To W. D. Fox [7 April 1831]
My dear Fox
Do you mean to cut the connection; why do you not write? I sent the last letter; so by the laws of nations you ought to have written.— I was in such bustle, when I last wrote to you: that I really forget how our various money transactions go on.— I will state them.— I have in my possession your 5£: I have paid Aiken 2"13"6. But have not paid Bakers bill, (not having seen him) which amounts 5£"3s"6 including 12s. for apples for Henslows— I shall start for Cambridge tomorrow week: but shall stay a few days in London to hear Operas &c &c.— Let me have a letter from you waiting at Cambridge, or before I go there: I will settle all your affairs for you.—
I expect to spend a very pleasant Spring term: walking & botanizing with Henslow: I suppose it is out of the question, your snatching a Parsons week1 & running up to Cambridge.
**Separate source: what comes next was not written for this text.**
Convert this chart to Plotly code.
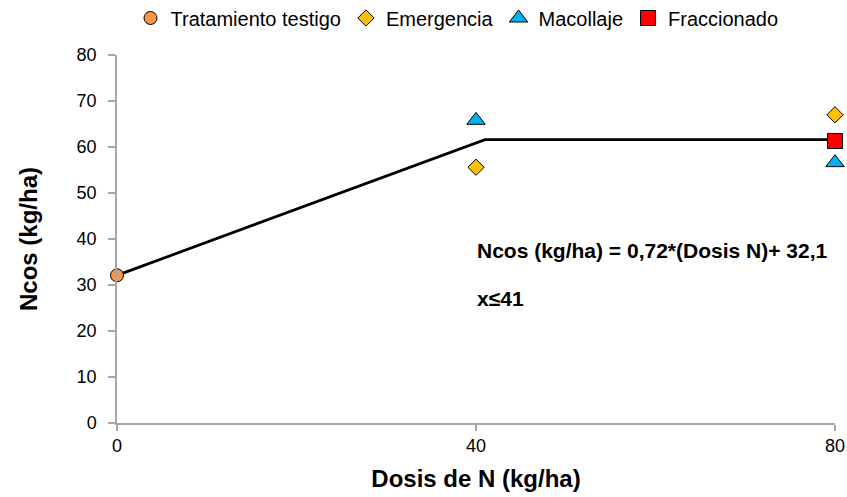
import plotly.graph_objects as go

# Data
testigo_x = [0]
testigo_y = [32.1]
emergencia_x = [40, 80]
emergencia_y = [55.6, 67.0]
macollaje_x = [40, 80]
macollaje_y = [65.8, 56.6]
fraccionado_x = [80]
fraccionado_y = [61.3]
fit_x = [0, 41, 80]
fit_y = [32.1, 61.6, 61.6]
x_ticks = [0, 40, 80]
y_ticks = [0, 10, 20, 30, 40, 50, 60, 70, 80]

FONT = "Liberation Sans, Arial, sans-serif"
L, R, T, B = 117, 835, 55, 423
W, H = 847, 497

fig = go.Figure()
fig.add_trace(go.Scatter(x=fit_x, y=fit_y, mode="lines", line=dict(color="black", width=2.75),
                         showlegend=False, hoverinfo="skip", cliponaxis=False))
fig.add_trace(go.Scatter(x=testigo_x, y=testigo_y, mode="markers", name="Tratamiento testigo",
                         marker=dict(symbol="circle", size=13, color="#F79646", line=dict(color="black", width=1)),
                         cliponaxis=False))
fig.add_trace(go.Scatter(x=emergencia_x, y=emergencia_y, mode="markers", name="Emergencia",
                         marker=dict(symbol="diamond", size=12.5, color="#FFC000", line=dict(color="black", width=1)),
                         cliponaxis=False))
fig.add_trace(go.Scatter(x=macollaje_x, y=macollaje_y, mode="markers", name="Macollaje",
                         marker=dict(symbol="triangle-up", size=16, color="#00B0F0", line=dict(color="black", width=1)),
                         cliponaxis=False))
fig.add_trace(go.Scatter(x=fraccionado_x, y=fraccionado_y, mode="markers", name="Fraccionado",
                         marker=dict(symbol="square", size=15, color="#FF0000", line=dict(color="black", width=1)),
                         cliponaxis=False))

fig.add_annotation(text="<b>Ncos (kg/ha) = 0,72*(Dosis N)+ 32,1</b>", xref="paper", yref="paper",
                   x=(475 - L) / (R - L), y=(B - 250) / (B - T), xanchor="left", yanchor="middle",
                   showarrow=False, font=dict(family=FONT, size=21, color="black"))
fig.add_annotation(text="<b>x≤41</b>", xref="paper", yref="paper",
                   x=(475 - L) / (R - L), y=(B - 298) / (B - T), xanchor="left", yanchor="middle",
                   showarrow=False, font=dict(family=FONT, size=21, color="black"))

fig.update_layout(
    width=W, height=H,
    margin=dict(l=L, r=W - R, t=T, b=H - B, autoexpand=False),
    plot_bgcolor="white", paper_bgcolor="white",
    font=dict(family=FONT, size=18, color="black"),
    legend=dict(orientation="h", x=(457 - L) / (R - L), xanchor="center",
                y=(B - 18) / (B - T), yanchor="middle",
                font=dict(family=FONT, size=20), itemwidth=30,
                tracegroupgap=0, bgcolor="rgba(0,0,0,0)"),
    xaxis=dict(range=[0, 80], tickvals=x_ticks, showgrid=False, zeroline=False,
               showline=True, linecolor="#A6A6A6", linewidth=1.5,
               ticks="outside", ticklen=6, tickcolor="#A6A6A6", tickwidth=1.5,
               tickfont=dict(size=18), automargin=False,
               title=dict(text="<b>Dosis de N (kg/ha)</b>", font=dict(size=24), standoff=15)),
    yaxis=dict(range=[0, 80], tickvals=y_ticks, showgrid=False, zeroline=False,
               showline=True, linecolor="#A6A6A6", linewidth=1.5,
               ticks="outside", ticklen=7, tickcolor="#A6A6A6", tickwidth=1.5,
               tickfont=dict(size=18), automargin=False, ticklabelstandoff=8,
               title=dict(text="<b>Ncos (kg/ha)</b>", font=dict(size=24), standoff=32)),
)
fig.write_html("out.html", config={"displayModeBar": False},
               post_script="document.body.style.margin='0';")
I think you would enjoy; I am sure I should;— Think of it.—
At present, I talk, think, & dream of a scheme I have almost hatched of going to the Canary Islands.— I have long had a wish of seeing Tropical scenery & vegetation: & according to Humboldt2 Teneriffe is a very pretty specimen.—
Looking over your letter I find there is a bill Orridges, is it distinct from the 2£"13"6?
If you are not busy, you had better write to me before tomorrow week, & give me circumstantial account of every thing that you can think of.— How all your family are? &c &c.
Believe me dear old Fox | Most sincerely | Chas Darwin *S 2
PS. tell me how, where &c &c, you are living?
CD expects pleasant spring term; will botanise with Henslow.
He is dreaming of going to the Canary Islands for tropical scenery.